Many people who are fascinated by and deeply admiring of Jesus believe that the greatest mistake the early Church made was to believe that Jesus was God.  They are very eager to acknowledge that Jesus was a great man, and perhaps one of the greatest who ever lived.  If they believe in God they are often very ready to agree that Jesus had a closer relationship with God than anyone else.  But to believe that Jesus, born into a simple family in a humble stable in an out-of-the-way town called Bethlehem, was actually God himself - this just seems too incredible, perhaps even too ridiculous, to be believed. 

And yet this is exactly what the Church teaches us.  It is what we profess every time we recite the Creed at Mass. Jesus is "God from God, Light from Light, true God from true God".  While this is a mystery far beyond our capacity to fully understand, one of the most important things this belief opens up for us is this: that when we listen to the voice of Jesus, we are listening to the voice of God.  When we see the compassion and forgiveness and healing power of Jesus we are encountering the God whose love for us knows no limits.  And when we unite ourselves with Jesus, in our minds and in our hearts and in our desires, and especially when we unite ourselves with him in the Eucharist, we find ourselves in a communion of great intimacy and friendship with God.  And in doing all this we not only find God but also our true selves, for we are most fully ourselves, and our best selves, when we know ourselves to be living in God.

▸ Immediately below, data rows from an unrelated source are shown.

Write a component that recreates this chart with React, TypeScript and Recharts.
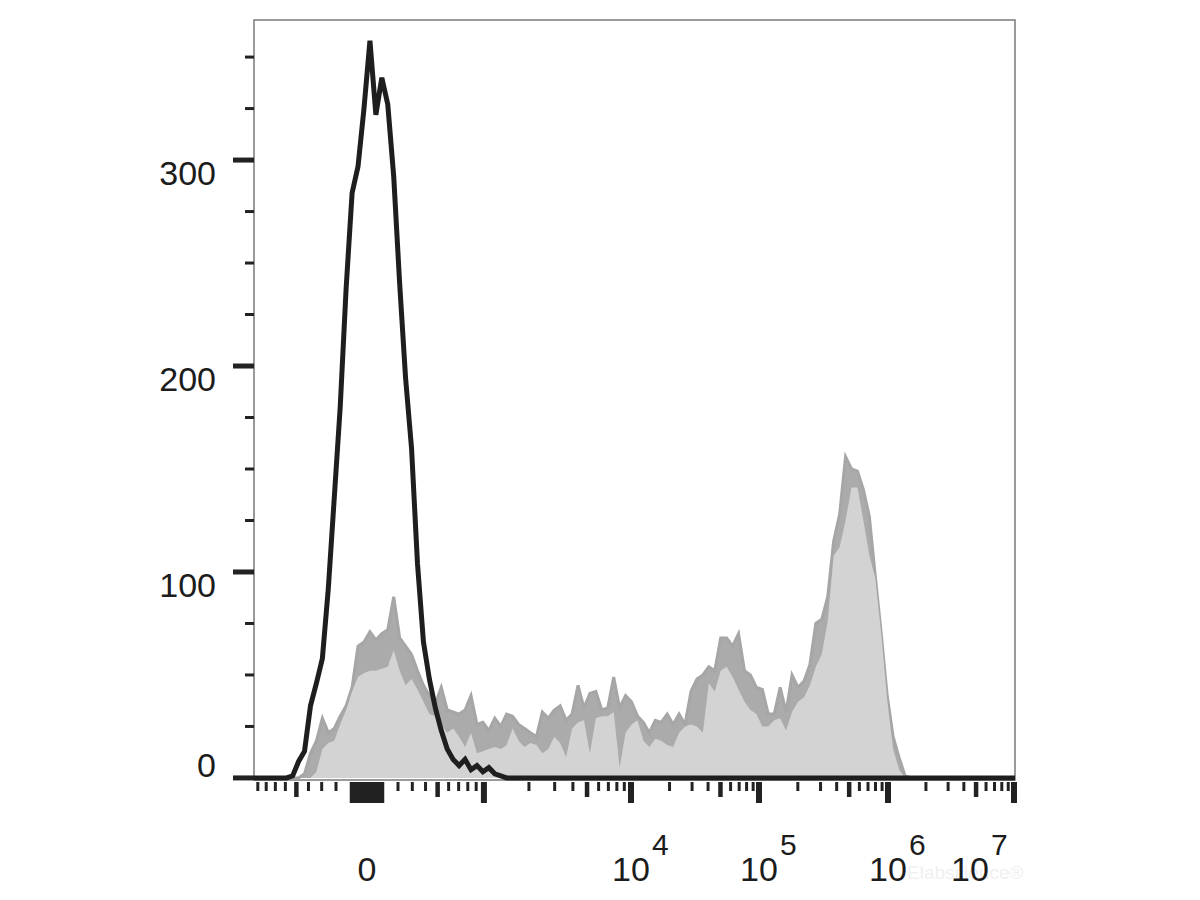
import { Area, ComposedChart, Line, ReferenceArea, XAxis, YAxis } from "recharts";

// histogram bins: 128 bins of 8 display channels (0..1024)
const BIN_WIDTH = 8;
const CHANNELS = 1024;

// isotype control (black outline)
const isotypeCounts = [
  0, 0, 0, 0, 0, 0, 1, 8, 13, 35, 46, 58, 92, 136, 180, 238,
  284, 297, 325, 358, 322, 340, 327, 292, 240, 194, 160, 104, 66, 48, 34, 23,
  14, 9, 6, 9, 4, 6, 3, 5, 2, 1, 0, 0, 0, 0, 0, 0,
  0, 0, 0, 0, 0, 0, 0, 0, 0, 0, 0, 0, 0, 0, 0, 0,
  0, 0, 0, 0, 0, 0, 0, 0, 0, 0, 0, 0, 0, 0, 0, 0,
  0, 0, 0, 0, 0, 0, 0, 0, 0, 0, 0, 0, 0, 0, 0, 0,
  0, 0, 0, 0, 0, 0, 0, 0, 0, 0, 0, 0, 0, 0, 0, 0,
  0, 0, 0, 0, 0, 0, 0, 0, 0, 0, 0, 0, 0, 0, 0, 0,
];

// stained sample, raw counts (dark gray)
const stainedRaw = [
  0, 0, 0, 0, 0, 0, 0, 0, 2, 12, 18, 29, 22, 24, 30, 35,
  44, 64, 66, 71, 67, 70, 72, 88, 68, 64, 60, 52, 45, 40, 36, 44,
  33, 32, 31, 33, 40, 26, 27, 23, 29, 25, 31, 30, 26, 24, 22, 20,
  32, 29, 33, 35, 28, 31, 45, 34, 41, 42, 33, 34, 49, 34, 40, 37,
  30, 27, 22, 28, 27, 31, 26, 31, 26, 42, 48, 50, 54, 52, 68, 68,
  64, 70, 52, 50, 44, 43, 31, 31, 44, 32, 50, 44, 47, 55, 75, 77,
  88, 115, 128, 156, 150, 149, 140, 127, 98, 70, 40, 20, 10, 1, 0, 0,
  0, 0, 0, 0, 0, 0, 0, 0, 0, 0, 0, 0, 0, 0, 0, 0,
];

// stained sample, filled histogram (light gray)
const stainedFill = [
  0, 0, 0, 0, 0, 0, 0, 0, 0, 0, 3, 14, 17, 18, 26, 33,
  42, 49, 51, 52, 52, 53, 54, 62, 52, 45, 48, 43, 37, 31, 30, 26,
  22, 24, 20, 15, 22, 12, 13, 14, 15, 14, 16, 24, 18, 15, 17, 16,
  12, 14, 20, 17, 10, 24, 27, 28, 12, 29, 30, 30, 32, 5, 22, 26,
  28, 18, 15, 19, 18, 16, 15, 22, 25, 26, 25, 22, 46, 42, 52, 54,
  49, 43, 37, 33, 31, 25, 25, 28, 29, 23, 32, 37, 39, 45, 54, 60,
  76, 108, 112, 125, 141, 141, 125, 108, 97, 70, 38, 14, 4, 0, 0, 0,
  0, 0, 0, 0, 0, 0, 0, 0, 0, 0, 0, 0, 0, 0, 0, 0,
];

const yTicks = [0, 25, 50, 75, 100, 125, 150, 175, 200, 225, 250, 275, 300, 325, 350];
const yLabeled = [0, 100, 200, 300];

const xMajor = [0, 1e3, 1e4, 1e5, 1e6, 1e7];
const xMedium = [-500, 500, 5e3, 5e4, 5e5, 5e6];
const xCluster = [-100, -90, -80, -70, -60, -50, -40, -30, -20, -10, 10, 20, 30, 40, 50, 60, 70, 80, 90, 100];
const xLinearMinor = [-900, -800, -700, -600, -400, -300, -200, 200, 300, 400, 600, 700, 800, 900];
const decadeStarts = [1e3, 1e4, 1e5, 1e6];
const decadeSteps = [2, 3, 4, 6, 7, 8, 9];
const xLabels = [
  { value: 0, base: "0", exp: "", shift: 0 },
  { value: 1e4, base: "10", exp: "4", shift: 0 },
  { value: 1e5, base: "10", exp: "5", shift: 0 },
  { value: 1e6, base: "10", exp: "6", shift: 0 },
  { value: 1e7, base: "10", exp: "7", shift: -44 },
];

// biexponential-like display transform (value -> channel)
const decadeAnchors: Array<[number, number]> = [
  [1e3, 118],
  [1e4, 264],
  [1e5, 392],
  [1e6, 521],
  [1e7, 647],
];
const ZERO_OFFSET = 113; // zero sits 113 units into the 761 unit plot
const PLOT_UNITS = 761;

function toChannel(v: number) {
  const a = Math.abs(v);
  let off = 0;
  if (a <= 1000) {
    off = 84 * Math.asinh(a / 530);
  } else {
    const lg = Math.log10(a);
    const d = Math.min(Math.floor(lg), 6);
    const lo = decadeAnchors[d - 3];
    const hi = decadeAnchors[d - 2];
    off = lo[1] + (hi[1] - lo[1]) * (lg - d);
  }
  const u = ZERO_OFFSET + Math.sign(v) * off;
  return (u * CHANNELS) / PLOT_UNITS;
}

type TickKind = "major" | "medium" | "minor" | "cluster";
const tickInfo = new Map<number, { kind: TickKind; label?: (typeof xLabels)[number] }>();
const addTicks = (vals: number[], kind: TickKind) =>
  vals.forEach((v) => {
    const ch = toChannel(v);
    if (ch >= 0 && ch <= CHANNELS) tickInfo.set(ch, { kind, label: xLabels.find((l) => l.value === v) });
  });
addTicks(xCluster, "cluster");
addTicks(xLinearMinor, "minor");
decadeStarts.forEach((d) => addTicks(decadeSteps.map((s) => s * d), "minor"));
addTicks(xMedium, "medium");
addTicks(xMajor, "major");
const xTicks = Array.from(tickInfo.keys()).sort((a, b) => a - b);

const rows = [
  { ch: 0, iso: 0, raw: 0, fill: 0 },
  ...isotypeCounts.map((c, i) => ({
    ch: i * BIN_WIDTH + BIN_WIDTH / 2,
    iso: c,
    raw: stainedRaw[i],
    fill: stainedFill[i],
  })),
  { ch: CHANNELS, iso: 0, raw: 0, fill: 0 },
];

const FONT = "'Liberation Sans', Arial, sans-serif";
const INK = "#1c1c1c";

function XTick(props: any) {
  const { x, y, payload } = props;
  const info = tickInfo.get(payload.value);
  if (!info) return <g />;
  const len = info.kind === "major" || info.kind === "cluster" ? 21 : info.kind === "medium" ? 15 : 9;
  const w = info.kind === "major" ? 6 : info.kind === "medium" ? 4.5 : 3;
  const lab = info.label;
  return (
    <g>
      <line x1={x} x2={x} y1={y + 2} y2={y + 2 + len} stroke="#222" strokeWidth={w} />
      {lab && (
        <text fontFamily={FONT} fill={INK}>
          <tspan x={x + lab.shift} y={y + 101} fontSize={34} textAnchor="middle">
            {lab.base}
          </tspan>
          {lab.exp && (
            <tspan x={x + lab.shift + 21} y={y + 75} fontSize={30}>
              {lab.exp}
            </tspan>
          )}
        </text>
      )}
    </g>
  );
}

function YTick(props: any) {
  const { x, y, payload } = props;
  const v = payload.value as number;
  const major = yLabeled.includes(v);
  return (
    <g>
      <line x1={x - (major ? 21 : 9)} x2={x} y1={y} y2={y} stroke="#222" strokeWidth={major ? 5 : 3} />
      {major && (
        <text x={x - 38} y={v === 0 ? y - 1 : y + 25} textAnchor="end" fontSize={34} fontFamily={FONT} fill={INK}>
          {v}
        </text>
      )}
    </g>
  );
}

export default function App() {
  return (
    <div style={{ position: "absolute", left: 0, top: 0, width: 1200, height: 900, background: "#fff" }}>
      <div
        style={{
          position: "absolute",
          left: 907,
          top: 862,
          fontFamily: FONT,
          fontSize: 19,
          color: "#f0f0f0",
        }}
      >
        Elabscience®
      </div>
      <ComposedChart
        width={1200}
        height={900}
        data={rows}
        margin={{ top: 20, right: 185, bottom: 20, left: 194 }}
        style={{ position: "absolute", left: 0, top: 0 }}
      >
        <XAxis
          dataKey="ch"
          type="number"
          domain={[0, CHANNELS]}
          ticks={xTicks}
          interval={0}
          height={100}
          axisLine={false}
          tickLine={false}
          tickSize={0}
          tickMargin={0}
          tick={(p: any) => <XTick {...p} />}
        />
        <YAxis
          type="number"
          domain={[-1, 368]}
          ticks={yTicks}
          interval={0}
          width={60}
          axisLine={false}
          tickLine={false}
          tickSize={0}
          tickMargin={0}
          tick={(p: any) => <YTick {...p} />}
        />
        <ReferenceArea x1={0} x2={CHANNELS} y1={-1} y2={368} fill="none" stroke="#7a7a7a" strokeWidth={1.5} />
        <Area
          dataKey="raw"
          type="linear"
          fill="#ababab"
          fillOpacity={1}
          stroke="#a6a6a6"
          strokeWidth={3}
          isAnimationActive={false}
        />
        <Area dataKey="fill" type="linear" fill="#d3d3d3" fillOpacity={1} stroke="none" isAnimationActive={false} />
        <Line
          dataKey="iso"
          type="linear"
          stroke="#1e1e1e"
          strokeWidth={5}
          dot={false}
          isAnimationActive={false}
        />
      </ComposedChart>
    </div>
  );
}
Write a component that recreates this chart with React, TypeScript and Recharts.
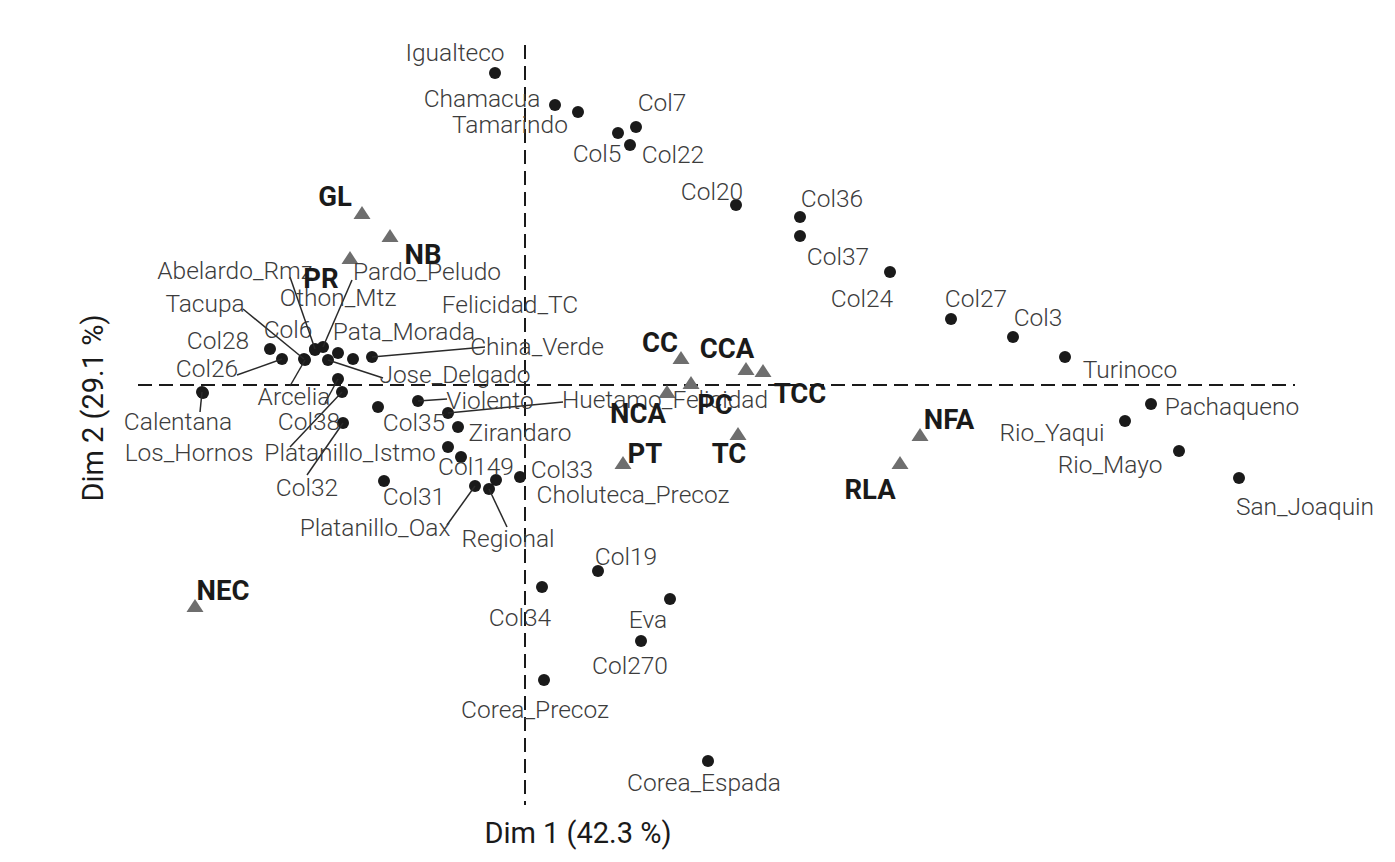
import React from 'react';
import { ScatterChart, Scatter, XAxis, YAxis, ReferenceLine } from 'recharts';

// individuals (black dots)
const indNames = [
  'Igualteco', 'Chamacua', 'Tamarindo', 'Col7', 'Col5', 'Col22', 'Col20', 'Col36', 'Col37', 'Col24',
  'Col27', 'Col3', 'Turinoco', 'Pachaqueno', 'Rio_Yaqui', 'Rio_Mayo', 'San_Joaquin', 'Col19', 'Eva', 'Col270',
  'Col34', 'Corea_Precoz', 'Corea_Espada', 'Col33', 'Choluteca_Precoz', 'Regional', 'Platanillo_Oax', 'Col149', 'Felicidad_TC', 'Zirandaro',
  'Huetamo_Felicidad', 'Violento', 'Col35', 'Col31', 'Col32', 'Platanillo_Istmo', 'Col38', 'Calentana', 'Los_Hornos', 'Col28',
  'Col26', 'Tacupa', 'Arcelia', 'Col6', 'Abelardo_Rmz', 'Pardo_Peludo', 'Jose_Delgado', 'Othon_Mtz', 'Pata_Morada', 'China_Verde',
];
const indDim1 = [
  -0.15, 0.15, 0.265, 0.555, 0.465, 0.525, 1.055, 1.375, 1.375, 1.825,
  2.13, 2.44, 2.7, 3.13, 3.0, 3.27, 3.57, 0.365, 0.725, 0.58,
  0.085, 0.095, 0.915, -0.025, -0.145, -0.18, -0.25, -0.385, -0.32, -0.335,
  -0.385, -0.535, -0.735, -0.705, -0.91, -0.915, -0.935, -1.615, -1.61, -1.275,
  -1.215, -1.105, -1.1, -1.05, -1.05, -1.01, -0.985, -0.935, -0.86, -0.765,
];
const indDim2 = [
  1.56, 1.4, 1.365, 1.29, 1.26, 1.2, 0.9, 0.84, 0.745, 0.565,
  0.33, 0.24, 0.14, -0.095, -0.18, -0.33, -0.465, -0.93, -1.07, -1.28,
  -1.01, -1.475, -1.88, -0.46, -0.475, -0.52, -0.505, -0.31, -0.36, -0.21,
  -0.14, -0.08, -0.11, -0.48, -0.19, -0.035, 0.03, -0.035, -0.04, 0.18,
  0.13, 0.13, 0.125, 0.175, 0.18, 0.19, 0.125, 0.16, 0.13, 0.14,
];

// supplementary categories (grey triangles)
const supNames = ['GL', 'NB', 'PR', 'NEC', 'CC', 'CCA', 'TCC', 'PC', 'NCA', 'TC', 'PT', 'NFA', 'RLA'];
const supDim1 = [-0.815, -0.675, -0.875, -1.65, 0.78, 1.105, 1.19, 0.83, 0.71, 1.065, 0.49, 1.975, 1.875];
const supDim2 = [0.86, 0.745, 0.635, -1.105, 0.135, 0.08, 0.07, 0.01, -0.035, -0.245, -0.39, -0.25, -0.39];

const axisX = 'Dim 1 (42.3 %)';
const axisY = 'Dim 2 (29.1 %)';

// repelled label placement in px: [dx, dy, segment end dx, segment end dy]
const labelPos: Record<string, number[]> = {
  Igualteco: [-40, -21], Chamacua: [-73, -7], Tamarindo: [-68, 12], Col7: [26, -25], Col5: [-21, 20],
  Col22: [43, 9], Col20: [-24, -14], Col36: [32, -19], Col37: [38, 20], Col24: [-28, 26],
  Col27: [25, -21], Col3: [25, -20], Turinoco: [65, 12], Pachaqueno: [81, 2], Rio_Yaqui: [-73, 11],
  Rio_Mayo: [-69, 13], San_Joaquin: [66, 28], Col19: [28, -15], Eva: [-22, 20], Col270: [-11, 24],
  Col34: [-22, 30], Corea_Precoz: [-9, 29], Corea_Espada: [-4, 21], Col33: [42, -8], Choluteca_Precoz: [137, 14],
  Regional: [19, 49, 18, 38], Platanillo_Oax: [-100, 41, -28, 39], Col149: [28, 19], Felicidad_TC: [49, -153],
  Zirandaro: [62, 5], Huetamo_Felicidad: [217, -14, 115, -11], Violento: [72, -1, 29, -2], Col35: [36, 15],
  Col31: [30, 15], Col32: [-36, 64, -36, 52], Platanillo_Istmo: [8, 60, -52, 55], Col38: [-29, 42, -13, 24],
  Calentana: [-24, 29, -2, 20], Los_Hornos: [-14, 59], Col28: [-52, -9], Col26: [-75, 9, -45, 16],
  Tacupa: [-99, -56, -61, -50], Arcelia: [-11, 36, -15, 26], Col6: [-27, -21], Abelardo_Rmz: [-80, -79, -25, -72],
  Pardo_Peludo: [104, -76, 29, -67], Jose_Delgado: [127, 14, 55, 18], Othon_Mtz: [0, -56], Pata_Morada: [51, -28],
  China_Verde: [165, -11, 113, -10],
  GL: [-27, -17], NB: [33, 18], PR: [-29, 20], NEC: [28, -16], CC: [-21, -16], CCA: [-19, -21],
  TCC: [37, 22], PC: [24, 21], NCA: [-29, 21], TC: [-9, 19], PT: [22, -10], NFA: [29, -16], RLA: [-30, 26],
};

const indData = indNames.map((name, i) => ({ name, x: indDim1[i], y: indDim2[i] }));
const supData = supNames.map((name, i) => ({ name, x: supDim1[i], y: supDim2[i] }));

const FONT = 'Roboto, sans-serif';

const Dot = (props: any) => <circle cx={props.cx} cy={props.cy} r={6} fill="#1a1a1a" />;

const Tri = (props: any) => {
  const { cx, cy } = props;
  return <path d={`M${cx},${cy - 7} L${cx + 8.5},${cy + 6} L${cx - 8.5},${cy + 6} Z`} fill="#6e6e6e" />;
};

const makeLabel = (bold: boolean) => (props: any) => {
  const { cx, cy, payload } = props;
  const p = labelPos[payload.name] || [0, -20];
  return (
    <g>
      {p.length > 2 && (
        <line x1={cx} y1={cy} x2={cx + p[2]} y2={cy + p[3]} stroke="#2a2a2a" strokeWidth={1.5} />
      )}
      <text
        x={cx + p[0]}
        y={cy + p[1]}
        textAnchor="middle"
        dominantBaseline="central"
        fontFamily={FONT}
        fontSize={bold ? 27.5 : 24.5}
        fontWeight={bold ? 700 : 300}
        fill={bold ? '#1a1a1a' : '#3c3c3c'}
      >
        {payload.name}
      </text>
    </g>
  );
};

const IndLabel = makeLabel(false);
const SupLabel = makeLabel(true);

export default function App() {
  return (
    <div style={{ position: 'absolute', left: 0, top: 0, width: 1395, height: 862, background: '#fff' }}>
      <ScatterChart width={1395} height={862} margin={{ top: 0, right: 0, bottom: 0, left: 0 }}>
        <XAxis type="number" dataKey="x" domain={[-2.625, 4.35]} allowDataOverflow hide />
        <YAxis type="number" dataKey="y" domain={[-2.385, 1.925]} allowDataOverflow hide />
        <ReferenceLine
          segment={[{ x: 0, y: 1.7 }, { x: 0, y: -2.1 }]}
          stroke="#1a1a1a"
          strokeWidth={2}
          strokeDasharray="14 7"
        />
        <ReferenceLine
          segment={[{ x: -1.935, y: 0 }, { x: 3.85, y: 0 }]}
          stroke="#1a1a1a"
          strokeWidth={2}
          strokeDasharray="14 7"
        />
        <Scatter data={indData} shape={Dot} isAnimationActive={false} />
        <Scatter data={supData} shape={Tri} isAnimationActive={false} />
        <Scatter data={indData} shape={IndLabel} isAnimationActive={false} />
        <Scatter data={supData} shape={SupLabel} isAnimationActive={false} />
      </ScatterChart>
      <div
        style={{
          position: 'absolute', left: 578, top: 833, transform: 'translate(-50%, -50%)',
          fontFamily: FONT, fontSize: 29, color: '#1a1a1a', whiteSpace: 'nowrap',
        }}
      >
        {axisX}
      </div>
      <div
        style={{
          position: 'absolute', left: 93, top: 408, transform: 'translate(-50%, -50%) rotate(-90deg)',
          fontFamily: FONT, fontSize: 29, color: '#1a1a1a', whiteSpace: 'nowrap',
        }}
      >
        {axisY}
      </div>
    </div>
  );
}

All of this begins in a very real sense when Jesus, God himself, is born of Mary in the simple stable in Bethlehem.  As we contemplate the mystery set before us in the Christmas Crib, we might ask ourselves this question: do I dare to believe that God really is as Jesus shows him to be?  That God is loving, and forgiving; that God is merciful and kind; that God wishes to draw me into a life of intimacy and deep friendship with him; that God is longing to share his life with me now, and forever in eternity?  If we can believe this - if we are brave enough and bold enough to believe that we can be, and are, loved and cherished so much by God - then we will begin to experience the joy of living in a way we never have before. And this is the Christmas gift the Lord offers us tonight.  

But just as the small door into the Church of the Nativity can only be passed through if we bow low, so we will only be able to grasp the enormity, and the beauty and the power of this most basic truth of Christmas if we, as Pope Benedict says, dismount from the high horse of our false certainties and intellectual pride and, in simplicity and humility, recognise the presence of the living God in the fragile child whose birth we celebrate tonight.  May this, the gift of humility and simplicity which we see reflected in the face of the infant Jesus, be the gift we ask for, and the gift we receive from the Lord, as we celebrate his holy birth.